[RECORDS SHOWN]

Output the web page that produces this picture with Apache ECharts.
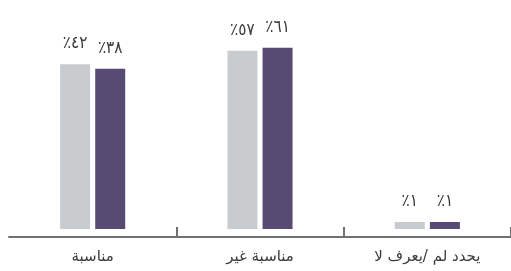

...

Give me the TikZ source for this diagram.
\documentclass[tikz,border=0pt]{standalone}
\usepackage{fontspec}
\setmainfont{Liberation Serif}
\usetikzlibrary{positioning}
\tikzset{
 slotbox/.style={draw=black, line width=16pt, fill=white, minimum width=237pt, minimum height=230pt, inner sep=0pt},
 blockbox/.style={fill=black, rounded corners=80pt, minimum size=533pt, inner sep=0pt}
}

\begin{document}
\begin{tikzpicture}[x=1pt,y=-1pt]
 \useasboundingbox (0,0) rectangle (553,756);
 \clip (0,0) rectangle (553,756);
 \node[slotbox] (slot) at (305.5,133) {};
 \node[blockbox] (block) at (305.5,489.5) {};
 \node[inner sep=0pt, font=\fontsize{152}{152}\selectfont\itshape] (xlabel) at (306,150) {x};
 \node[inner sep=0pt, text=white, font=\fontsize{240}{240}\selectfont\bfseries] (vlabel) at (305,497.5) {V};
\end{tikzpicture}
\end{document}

[GIVEN REQUEST]
Return each full line of the entries that contains the word "this".

[ANSWER]
Output the web page that produces this picture with Apache ECharts.
Give me the TikZ source for this diagram.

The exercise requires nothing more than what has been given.